Ce sont des fictions. Une personne qui ne veut pas vivre n’écrit pas une pièce de théâtre, même si celle-ci a une apparence nihiliste, mais essaie de mourir. J’espère, en dépit de tout que cette pièce a une lecture plus optimiste et positive ; d’ailleurs, il est sain de parler de la mort comme une certitude et comme quelque chose de cohérent, en tout cas cela m’aide en ce qui me concerne.


Chacun devrait envisager la vie qu’il mène en reconnaissant que la mort est la fin ultime.
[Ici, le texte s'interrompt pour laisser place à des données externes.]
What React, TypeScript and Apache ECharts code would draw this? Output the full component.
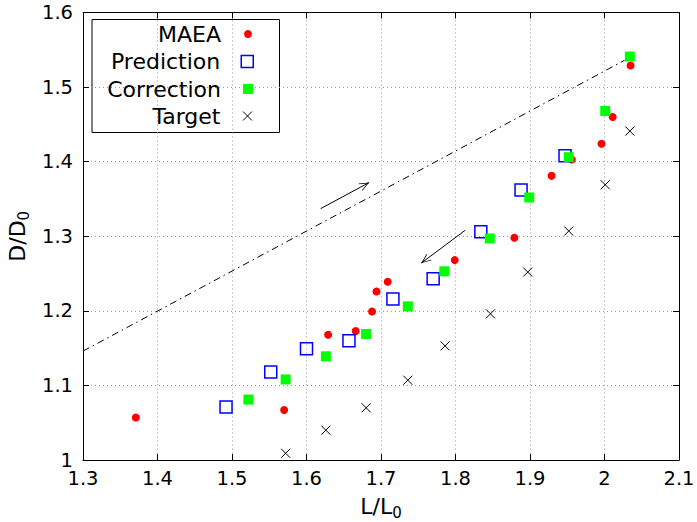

Mon texte tente de dire ceci au public que, puisque tu vas mourir, vis ta vie le mieux possible.


Chacun le fait comme il le veut, certains en buvant de la bière, d’autre en lisant Schopenhauer.


D’autre part, j’essaie d’être le plus ambigu possible dans l’écriture, parce qu’il me plait de laisser des chemins ouverts qui provoquent différentes interprétations.